-------- Input material

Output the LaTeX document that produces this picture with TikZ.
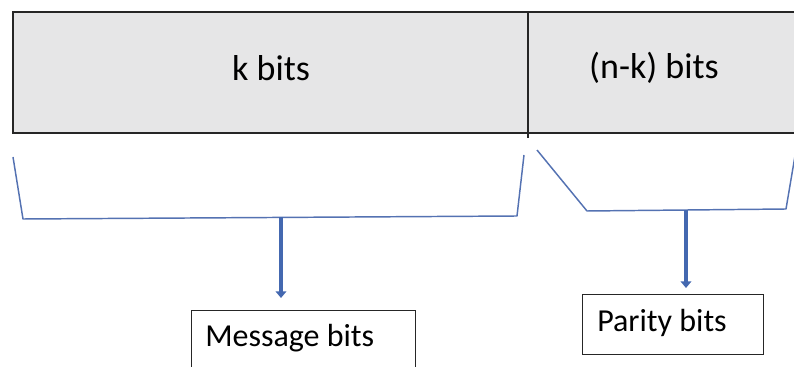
\documentclass[tikz,border=0pt]{standalone}
\usepackage{fontspec}
\setmainfont{Carlito}
\usetikzlibrary{arrows.meta}
\definecolor{boxgray}{RGB}{230,230,231}
\definecolor{brace}{RGB}{84,114,178}
\definecolor{arrowblue}{RGB}{68,104,176}
\tikzset{
  field/.style={font=\fontsize{27}{30}\selectfont, inner sep=0pt, anchor=center},
  labelbox/.style={draw=black!85, line width=0.9pt, fill=white, inner sep=0pt, anchor=north west},
  labeltext/.style={font=\fontsize{24}{28}\selectfont, inner sep=0pt, anchor=west},
  bracket/.style={draw=brace, line width=1.1pt, line join=round},
  pointer/.style={draw=arrowblue, line width=3pt, -{Triangle[length=5pt,width=8pt]}}
}
\begin{document}
\begin{tikzpicture}[x=0.75pt,y=-0.75pt]
\useasboundingbox (0,0) rectangle (794,367);
% top register
\fill[boxgray] (13,12) rectangle (800,133);
\draw[black!85, line width=1pt] (800,12) -- (13,12) -- (13,133) -- (800,133);
\draw[black!85, line width=0.9pt] (528,12) -- (528,138);
\node[field] (kbits) at (271,68) {k bits};
\node[field] (nkbits) at (654,68) {(n-k) bits};
% brackets
\coordinate (lb) at (281,217);
\coordinate (rb) at (686,210);
\draw[bracket] (13,157) -- (23,219) -- (517,216) -- (524,155);
\draw[bracket] (537,150) -- (587,211) -- (786,209) -- (796,150);
% label boxes
\node[labelbox, minimum width=168pt, minimum height=52.5pt] (msgbox) at (191,310) {};
\node[labeltext] (msg) at (205,338) {Message bits};
\node[labelbox, minimum width=135.75pt, minimum height=45pt] (parbox) at (582,294) {};
\node[labeltext] (par) at (597,323) {Parity bits};
% arrows
\draw[pointer, shorten >=9pt] (lb) -- (lb |- msgbox.north);
\draw[pointer, shorten >=4.5pt] (rb) -- (rb |- parbox.north);
\end{tikzpicture}
\end{document}
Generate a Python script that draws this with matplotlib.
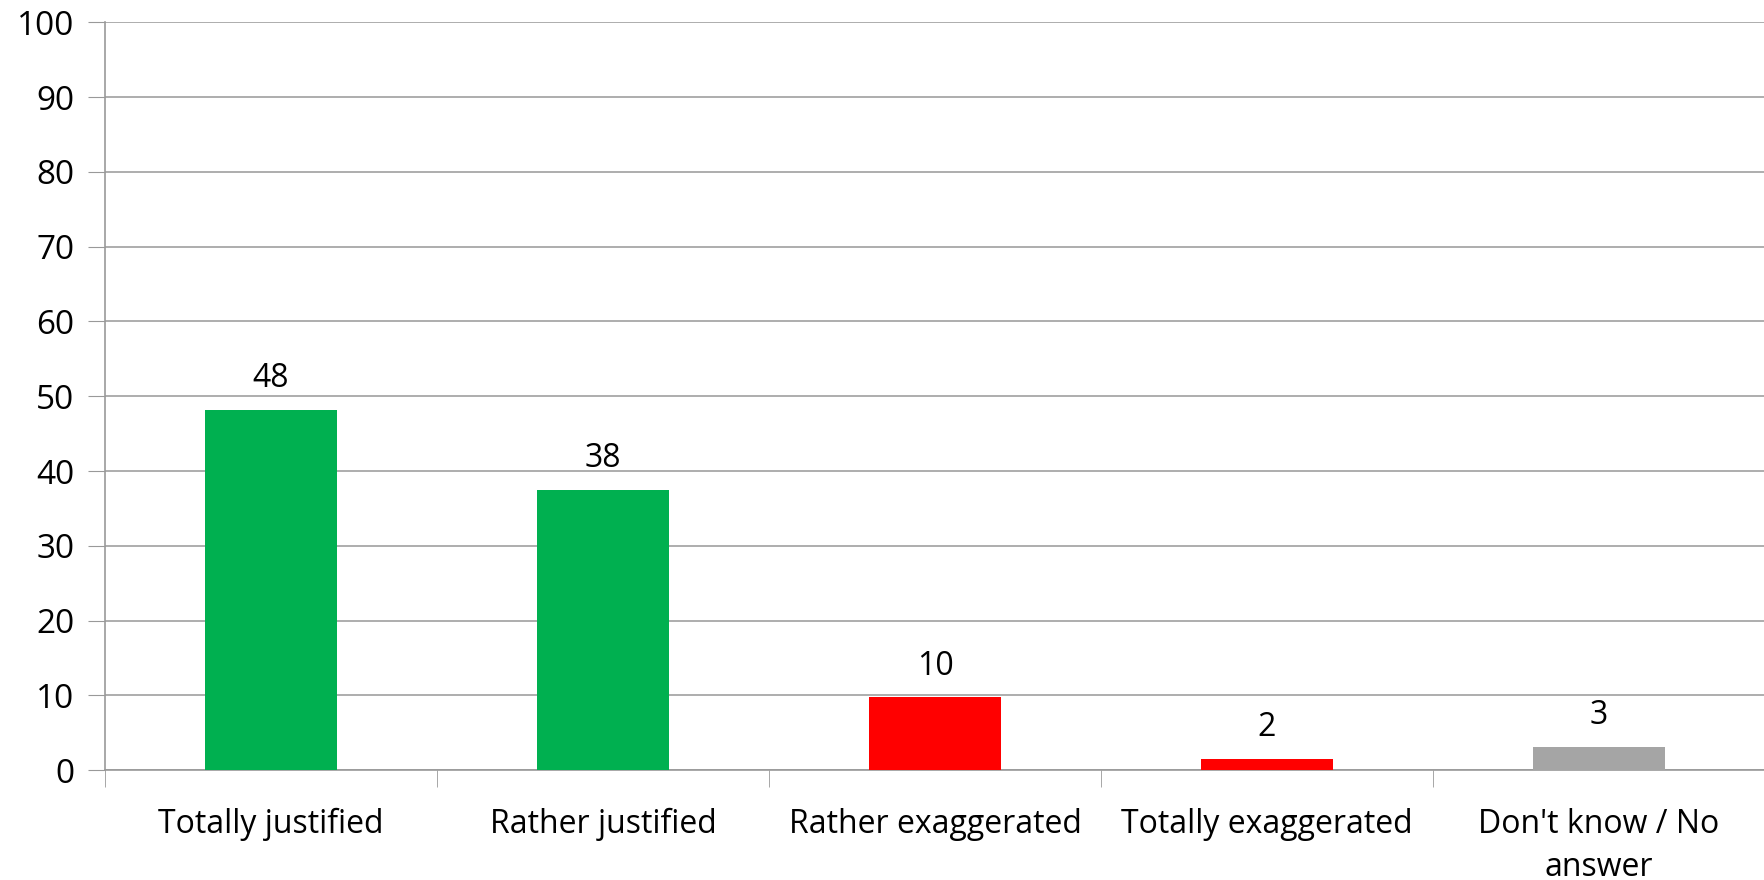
import matplotlib
matplotlib.use('Agg')
import matplotlib.pyplot as plt
import numpy as np

categories = ['Totally justified', 'Rather justified', 'Rather exaggerated',
              'Totally exaggerated', "Don't know / No\nanswer"]
values = [48.2, 37.4, 9.7, 1.5, 3.1]
labels = ['48', '38', '10', '2', '3']
colors = ['#00B050', '#00B050', '#FF0000', '#FF0000', '#A5A5A5']

plt.rcParams['font.family'] = ['Open Sans', 'DejaVu Sans']

fig = plt.figure(figsize=(17.65, 8.8), dpi=100)
ax = fig.add_axes([105/1765, 110/880, 1 - 105/1765, (770 - 22.5)/880])

x = np.arange(len(categories))
bars = ax.bar(x, values, width=0.4, color=colors, zorder=3)
for xi, v, lab in zip(x, values, labels):
    ax.text(xi, v + 2.0, lab, ha='center', va='bottom', fontsize=23)

ax.set_xlim(-0.5, len(categories) - 0.5)
ax.set_ylim(0, 100)
ax.set_yticks(range(0, 101, 10))
ax.tick_params(axis='y', labelsize=24, length=12, color='#999999', pad=10)
ax.grid(axis='y', color='#A0A0A0', linewidth=1.2, zorder=0)

ax.set_xticks(x)
ax.set_xticklabels(categories, fontsize=23, linespacing=1.4)
ax.tick_params(axis='x', length=0, pad=27)
ax.set_xticks(np.arange(-0.5, len(categories), 1), minor=True)
ax.tick_params(axis='x', which='minor', length=12, color='#999999')

for s in ['top', 'right']:
    ax.spines[s].set_visible(False)
for s in ['left', 'bottom']:
    ax.spines[s].set_color('#999999')
    ax.spines[s].set_linewidth(1.2)

fig.savefig('out.png', dpi=100)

----------------

Gather all lines where the word "matplotlib" appears.

Problem solution:
Generate a Python script that draws this with matplotlib.
import matplotlib
matplotlib.use('Agg')
import matplotlib.pyplot as plt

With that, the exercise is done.